Inhibiteur du récepteur de l’IL-6 : tocilizumab (Roactemra®)
Thérapeutiques | Dose | Latence d’effet | Effets indésirables |
---|---|---|---|
Anti-inflammatoires non stéroïdiens, voie orale | Doses usuelles | Quelques heures à quelques jours | Toxicité gastrique Insuffisance rénale si prise prolongée Hypertension artérielle |
Prednisone | 0,5-1 mg/kg/j per os Diminution progressive sans schéma consensuel | Quelques heures à quelques jours | Prise de poids, syndrome de Cushing, diabète Infections Ostéoporose, ostéonécrose Risque vasculaire |
Méthylprednisolone | 500 mg à 1g/j pendant 3 jours (IV) (ou 15 mg/kg/j pendant 3 jours) | Quelques heures | |
Méthotrexate | 10-25 mg/sem per os (SC en cas d’intolérance digestive ou de réponse insuffisante per os) (+30 % d’efficacité) | 4 à 8 semaines | Pneumopathie d’hypersensibilité Hépatopathie Aplasie si surdosage ou association accidentelle au Bactrim Infections |
Inhibiteur IL-1 (IL-1Ra) | Anakinra : 100 mg/j (SC) Canakinumab : 150 mg/mois | Quelques jours | Infections, dont tuberculose Hypersensibilité |
Anticorps anti-IL-6R | Tocilizumab : 8 mg/kg/mois (IV) Tocilizumab : 162 mg/sem (SC) | 4-8 semaines | Infections, dyslipidémies Perforation digestive paucisymptomatique |
Autres thérapeutiques Immunoglobulines polyvalentes | 2 g/kg pendant 2-5 jours (IV) Une fois par mois pendant 6 mois (non consensuel) | 1-3 mois | |
Ciclosporine A | 2,5 à 3 mg/kg/j per os | 1-2 mois | HTA, insuffisance rénale Hypertrichose |
Inhibiteurs TNF Anticorps anti-TNF ou récepteur soluble TNF | Infliximab : 3-5 mg/kg S0, S2, S6, puis toutes les 6 à 8 semaines (IV) Étanercept : 50 mg/7 jours (SC) Adalimumab : 40 mg/14 jours (SC) Certolizumab : 200 mg/14 jours (SC) Golimumab : 50 mg/28 jours (SC) | 2 semaines | Infections, dont tuberculose Hypersensibilité |
Utilisé selon les modalités de la polyarthrite rhumatoïde, le tocilizumab a une efficacité comparable à celle de l’anakinra dans plusieurs études observationnelles [6], [10], [26], [43], [50].

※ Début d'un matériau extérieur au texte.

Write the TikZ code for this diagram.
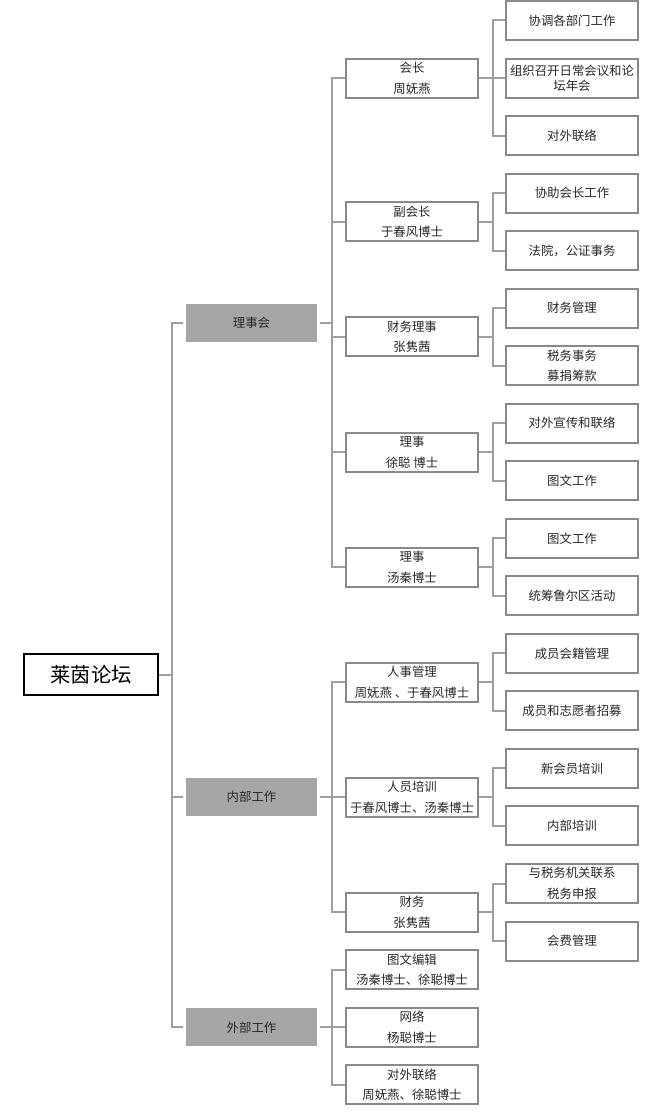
\documentclass[tikz,border=0pt]{standalone}
\usepackage{fontspec}
\setmainfont{Noto Sans CJK SC}
\usepackage{tikz}
\usetikzlibrary{positioning,calc}
\definecolor{boxgray}{RGB}{138,138,138}
\definecolor{linegray}{RGB}{160,160,160}
\definecolor{fillgray}{RGB}{166,166,166}
\definecolor{txt}{RGB}{40,40,40}
\tikzstyle{root} = [rectangle, draw=black, line width=1.5pt, minimum width=100.5pt, minimum height=30.75pt, inner sep=0pt, font=\fontsize{15.3}{18}\selectfont]
\tikzstyle{group} = [rectangle, fill=fillgray, text=txt, minimum width=98.25pt, minimum height=28.5pt, inner sep=0pt, outer sep=2.25pt, font=\fontsize{9.3}{15}\selectfont]
\tikzstyle{role} = [rectangle, draw=boxgray, line width=1.5pt, text=txt, align=center, minimum width=99pt, minimum height=29.25pt, inner sep=0pt, font=\fontsize{9.3}{15.5}\selectfont]
\tikzstyle{task} = [role, node distance=12.4pt]
\tikzstyle{line} = [draw=linegray, line width=1.5pt]

\begin{document}
\begin{tikzpicture}[x=0.75pt, y=-0.75pt]
    \useasboundingbox (0,0) rectangle (663,1113);
    % tasks
    \node [task] at (572,20.5) (coord) {协调各部门工作};
    \node [task, below=of coord] (meet) {组织召开日常会议和论\\[-4.5pt]坛年会};
    \node [task, below=of meet] (contact) {对外联络};
    \node [task, below=of contact] (assist) {协助会长工作};
    \node [task, below=of assist] (legal) {法院，公证事务};
    \node [task, below=of legal] (money) {财务管理};
    \node [task, below=of money] (tax) {税务事务\\募捐筹款};
    \node [task, below=of tax] (promo) {对外宣传和联络};
    \node [task, below=of promo] (gfxa) {图文工作};
    \node [task, below=of gfxa] (gfxb) {图文工作};
    \node [task, below=of gfxb] (ruhr) {统筹鲁尔区活动};
    \node [task, below=of ruhr] (member) {成员会籍管理};
    \node [task, below=of member] (recruit) {成员和志愿者招募};
    \node [task, below=of recruit] (newbie) {新会员培训};
    \node [task, below=of newbie] (intern) {内部培训};
    \node [task, below=of intern] (taxoff) {与税务机关联系\\税务申报};
    \node [task, below=of taxoff] (fees) {会费管理};
    % roles
    \node [role] at ($(meet)+(-160,0)$) (chair) {会长\\周妩燕};
    \node [role] at ($(assist)!0.5!(legal)+(-160,0)$) (vice) {副会长\\于春风博士};
    \node [role] at ($(money)!0.5!(tax)+(-160,0)$) (treas) {财务理事\\张隽茜};
    \node [role] at ($(promo)!0.5!(gfxa)+(-160,0)$) (dirxu) {理事\\徐聪 博士};
    \node [role] at ($(gfxb)!0.5!(ruhr)+(-160,0)$) (dirtang) {理事\\汤秦博士};
    \node [role] at ($(member)!0.5!(recruit)+(-160,0)$) (hr) {人事管理\\周妩燕 、于春风博士};
    \node [role] at ($(newbie)!0.5!(intern)+(-160,0)$) (train) {人员培训\\于春风博士、汤秦博士};
    \node [role] at ($(taxoff)!0.5!(fees)+(-160,0)$) (fin) {财务\\张隽茜};
    \node [role, below=12.4pt of fin] (edit) {图文编辑\\汤秦博士、徐聪博士};
    \node [role, below=12.4pt of edit] (web) {网络\\杨聪博士};
    \node [role, below=12.4pt of web] (liaison) {对外联络\\周妩燕、徐聪博士};
    % groups
    \node [group] at ($(chair)!0.5!(dirtang)+(-160.5,0)$) (board) {理事会};
    \node [group] at ($(hr)!0.5!(fin)+(-160.5,0)$) (internal) {内部工作};
    \node [group] at ($(edit)!0.5!(liaison)+(-160.5,0)$) (external) {外部工作};
    \node [root] at ($(board)!0.5!(external)+(-160.5,0)$) (forum) {莱茵论坛};
    % connectors
    \foreach \c in {board,internal,external} \path [line] (forum.east) -- ++(13,0) |- (\c.west);
    \foreach \c in {chair,vice,treas,dirxu,dirtang} \path [line] (board.east) -- ++(12,0) |- (\c.west);
    \foreach \c in {hr,train,fin} \path [line] (internal.east) -- ++(12,0) |- (\c.west);
    \foreach \c in {edit,web,liaison} \path [line] (external.east) -- ++(12,0) |- (\c.west);
    \foreach \p/\a/\b in {chair/coord/contact,vice/assist/legal,treas/money/tax,dirxu/promo/gfxa,dirtang/gfxb/ruhr,hr/member/recruit,train/newbie/intern,fin/taxoff/fees}
        \path [line] (\a.west) -| ($(\p.east)+(14,0)$) |- (\b.west);
    \foreach \p in {chair,vice,treas,dirxu,dirtang,hr,train,fin} \path [line] (\p.east) -- ++(14,0);
    \path [line] ($(chair.east)+(14,0)$) -- (meet.west);
\end{tikzpicture}
\end{document}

Autres traitements proposés dans les formes sévères et réfractaires
Les anti-TNF-α semblent avoir une efficacité certaine, mais le plus souvent limitée tant en intensité qu’en durée. À moyen terme, ils doivent être arrêtés en raison de phénomène d’échappement ou d’effets indésirables [16].
La ciclosporine A a été proposée avant l’ère des biothérapies dans les formes systémiques prédominantes ou les syndromes d’activation macrophagique [27].
Les immunoglobulines intraveineuses ont été proposées dans la maladie de Still de l’adulte, à la dose de 2 g/kg par cure mensuelle de 2 à 5 jours [46]. Leur coût et leur faible efficacité ont limité leur diffusion.
Autres thérapeutiques
L’atteinte articulaire peut bénéficier de gestes infiltratifs locaux, ainsi que de rééducation spécifique.
Conclusion
La maladie de Still de l’adulte est donc une maladie extrêmement polymorphe, tant dans son expression clinique que dans son profil évolutif. La complexité de sa prise en charge est liée d’une part à la difficulté de certifier le diagnostic et de ce fait à la nécessité d’éliminer une longue liste de diagnostics différentiels, parfois dans l’urgence.
Dans les dernières années des progrès thérapeutiques substantiels ont été faits grâce à une meilleure connaissance de la physiopathologie de la maladie de Still de l’adulte. Les biothérapies ciblant l’IL-1 et l’IL-6, et peut-être à terme l’IL-18, sont les plus prometteuses.